Linkage analysis (1) provides information about the magnitude
of risk association with a genetic marker, (2) identifies the chromosome
that bears the susceptibility gene locus, and (3) provides information
about the site on the chromosome of a disease susceptibility gene.
++
A straightforward epidemiologic approach to the study of linkage
involves estimating recurrence risks in siblings of index subjects
with a specific disease. For a particular marker locus, a sibling can
share by descent either zero, one, or two marker alleles with the
case. If the marker locus is linked to a disease susceptibility
locus, a sibling who shares two alleles with the index case should have
the highest chance of having the same disease susceptibility allele
as the case—and hence the highest risk of disease. A sibling
who shares one allele with the case should have an intermediate
chance of having the same disease as the case, and a sibling who
shares no alleles with the case should have the lowest chance of
having the same disease susceptibility allele and hence the lowest
risk of disease. If risk of disease in siblings parallels the number
of alleles shared with the case, the data suggest the presence of
a disease susceptibility gene near the marker gene on the same chromosome.

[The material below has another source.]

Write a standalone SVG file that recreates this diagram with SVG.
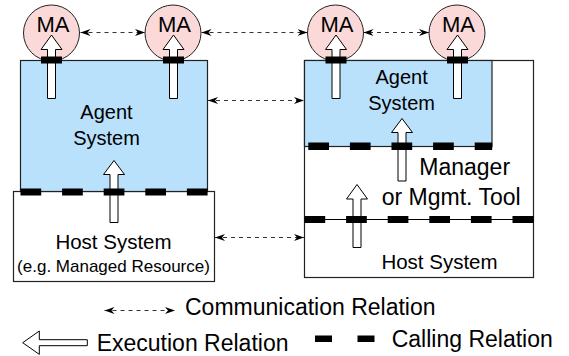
<svg xmlns="http://www.w3.org/2000/svg" width="569" height="356" viewBox="0 0 569 356">
<style>
text{font-family:"Liberation Sans",Arial,sans-serif;fill:#000;text-anchor:middle}
.ma{fill:#fcd9d9;stroke:#222;stroke-width:1}
.agent{fill:#b9e1fc;stroke:#222;stroke-width:1.2}
.host{fill:#fff;stroke:#222;stroke-width:1.2}
.bar{fill:#000}
.exec{fill:#fff;stroke:#000;stroke-width:1}
.comm{fill:none;stroke:#333;stroke-width:1;stroke-dasharray:4 4}
</style>
<defs>
<marker id="ah" markerUnits="userSpaceOnUse" markerWidth="12" markerHeight="8" refX="10" refY="3.5" orient="auto-start-reverse">
<path d="M0,0 L10,3.5 L0,7 L3,3.5 z" fill="#000"/>
</marker>
</defs>

<g id="ma1"><circle class="ma" cx="51.5" cy="33" r="28"/><text x="53" y="32" font-size="22">MA</text></g>
<g id="ma2"><circle class="ma" cx="173" cy="33" r="28"/><text x="174.5" y="32" font-size="22">MA</text></g>
<g id="ma3"><circle class="ma" cx="335.5" cy="33" r="28"/><text x="337" y="32" font-size="22">MA</text></g>
<g id="ma4"><circle class="ma" cx="457" cy="33" r="28"/><text x="458.5" y="32" font-size="22">MA</text></g>

<g id="host-left">
<rect class="host" x="13.5" y="191.5" width="201" height="90"/>
<text x="113.5" y="249" font-size="20.5">Host System</text>
<text x="113.5" y="271.5" font-size="17">(e.g. Managed Resource)</text>
</g>
<g id="agent-left">
<rect class="agent" x="20.5" y="60.5" width="187" height="131"/>
<text x="106.5" y="119" font-size="20">Agent</text>
<text x="106.5" y="144.5" font-size="20">System</text>
</g>

<g id="host-right">
<rect class="host" x="304.5" y="60.5" width="229" height="217"/>
<line x1="304.5" y1="219.5" x2="533.5" y2="219.5" stroke="#000" stroke-width="1"/>
<text x="439.5" y="268.5" font-size="20.5">Host System</text>
</g>
<g id="agent-right">
<rect class="agent" x="304.5" y="60.5" width="187.5" height="86"/>
<text x="401.6" y="83.5" font-size="20">Agent</text>
<text x="401.6" y="109.5" font-size="20">System</text>
</g>
<g id="manager">
<text x="464.7" y="175" font-size="23">Manager</text>
<text x="451.2" y="205" font-size="23">or Mgmt. Tool</text>
</g>

<g id="execution">
<polygon class="exec" points="51.5,35 62,49.5 55.5,49.5 55.5,98.5 47.5,98.5 47.5,49.5 41,49.5"/>
<polygon class="exec" points="173.5,35 184,49.5 177.5,49.5 177.5,98.5 169.5,98.5 169.5,49.5 163,49.5"/>
<polygon class="exec" points="114,160.5 124.5,174.5 118,174.5 118,222.5 110,222.5 110,174.5 103.5,174.5"/>
<polygon class="exec" points="336,35 346.5,49.5 340,49.5 340,98.5 332,98.5 332,49.5 325.5,49.5"/>
<polygon class="exec" points="457.5,35 468,49.5 461.5,49.5 461.5,98.5 453.5,98.5 453.5,49.5 447,49.5"/>
<polygon class="exec" points="402,118.5 412.5,132.5 406,132.5 406,181 398,181 398,132.5 391.5,132.5"/>
<polygon class="exec" points="357,184.5 367.5,199 361,199 361,247.5 353,247.5 353,199 346.5,199"/>
</g>

<g id="calling">
<rect class="bar" x="41" y="56.5" width="21" height="7"/>
<rect class="bar" x="163" y="56.5" width="21" height="7"/>
<rect class="bar" x="325.5" y="56.5" width="21" height="7"/>
<rect class="bar" x="447" y="56.5" width="21" height="7"/>
<rect class="bar" x="20.5" y="188.5" width="20.7" height="7"/>
<rect class="bar" x="62.1" y="188.5" width="20.7" height="7"/>
<rect class="bar" x="103.7" y="188.5" width="20.7" height="7"/>
<rect class="bar" x="145.3" y="188.5" width="20.7" height="7"/>
<rect class="bar" x="186.9" y="188.5" width="20.7" height="7"/>
<rect class="bar" x="308.3" y="142.5" width="20.7" height="7.5"/>
<rect class="bar" x="349.9" y="142.5" width="20.7" height="7.5"/>
<rect class="bar" x="391.5" y="142.5" width="20.7" height="7.5"/>
<rect class="bar" x="433.1" y="142.5" width="20.7" height="7.5"/>
<rect class="bar" x="474.7" y="142.5" width="17.5" height="7.5"/>
<rect class="bar" x="304.5" y="216" width="20.7" height="7"/>
<rect class="bar" x="346.1" y="216" width="20.7" height="7"/>
<rect class="bar" x="387.7" y="216" width="20.7" height="7"/>
<rect class="bar" x="429.3" y="216" width="20.7" height="7"/>
<rect class="bar" x="470.9" y="216" width="20.7" height="7"/>
<rect class="bar" x="512.5" y="216" width="21" height="7"/>
</g>

<g id="connectors">
<line class="comm" x1="80.5" y1="32.5" x2="145" y2="32.5" marker-start="url(#ah)" marker-end="url(#ah)"/>
<line class="comm" x1="201.5" y1="32.5" x2="307.5" y2="32.5" marker-start="url(#ah)" marker-end="url(#ah)"/>
<line class="comm" x1="429" y1="32.5" x2="363.5" y2="32.5" marker-start="url(#ah)" marker-end="url(#ah)"/>
<line class="comm" x1="208" y1="100.5" x2="304" y2="100.5" marker-start="url(#ah)" marker-end="url(#ah)"/>
<line class="comm" x1="215" y1="237.5" x2="304" y2="237.5" marker-start="url(#ah)" marker-end="url(#ah)"/>
</g>

<g id="legend">
<line class="comm" x1="104.5" y1="310.5" x2="175" y2="310.5" marker-start="url(#ah)" marker-end="url(#ah)"/>
<text x="185" y="314.5" font-size="23" style="text-anchor:start">Communication Relation</text>
<polygon class="exec" points="22.7,342.7 39.3,331 39.3,339.7 87.3,339.7 87.3,345.7 39.3,345.7 39.3,354.4"/>
<text x="96.7" y="350.5" font-size="23" style="text-anchor:start">Execution Relation</text>
<rect class="bar" x="315" y="335.5" width="17" height="6.5"/>
<rect class="bar" x="357.5" y="335.5" width="17" height="6.5"/>
<text x="391.7" y="346.5" font-size="23" style="text-anchor:start">Calling Relation</text>
</g>
</svg>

This type of study, sometimes called sib-pair
analysis, is a simple example of genetic linkage analysis.
++
In more complex applications of genetic linkage analyses, the
geneticist measures a genetic marker among a group of family members
that is not restricted to siblings. If subjects who share the genetic
marker, such as a particular allele, also tend to be concordant
for occurrence of disease, the disease susceptibility gene may be
located on the same chromosome near the marker allele. As with sib-pair
analyses, these more complex linkage analyses rest on the rationale
that if the measured genetic marker is located near the disease
susceptibility allele, the marker allele and the susceptibility
allele will tend to be passed together, that is, to cosegregate.
Cosegregation of the marker allele and the disease susceptibility
allele will then create concordance between occurrence of disease
and presence of the genetic marker. Example 4 illustrates a linkage
study.
++
Example 3. To study the role of
apolipoprotein E (Apo E), a specific genetic factor suspected of
playing a role in the causation of Alzheimer’s disease,
Tsai and coworkers (1994) conducted a case–control study.
They obtained blood from 77 cases with Alzheimer’s disease
and 77 matched controls, then determined the presence of three isoforms
of Apo E—denoted e2, e3, and e4. About 35% of
the cases had the e4 allele, compared with 13% of controls.
The results support the role of Apo E as a risk factor for Alzheimer’s
disease. Although the mechanism remains uncertain, results of other studies
suggest that Apo E may bind to β-amyloid and change it to a neurotoxic
form.
++
Example 4. To help in the search
for possible genetic factors associated with Alzheimer’s
disease, Schellenberg and colleagues (1992) conducted linkage analyses
in a series of 14 families, each of which had at least three members
with Alzheimer’s disease in at least two generations. Using
several markers for loci on chromosome 14, the investigators found
that within some families with early-onset Alzheimer’s
disease, members who shared the same markers tended to be concordant
for Alzheimer’s disease. The evidence suggested that a
gene on chromosome 14 codes for susceptibility to early-onset Alzheimer’s
disease. If so, this would be a separate locus from the one coding for
apolipoprotein E, as the Apo E gene is located on chromosome 19.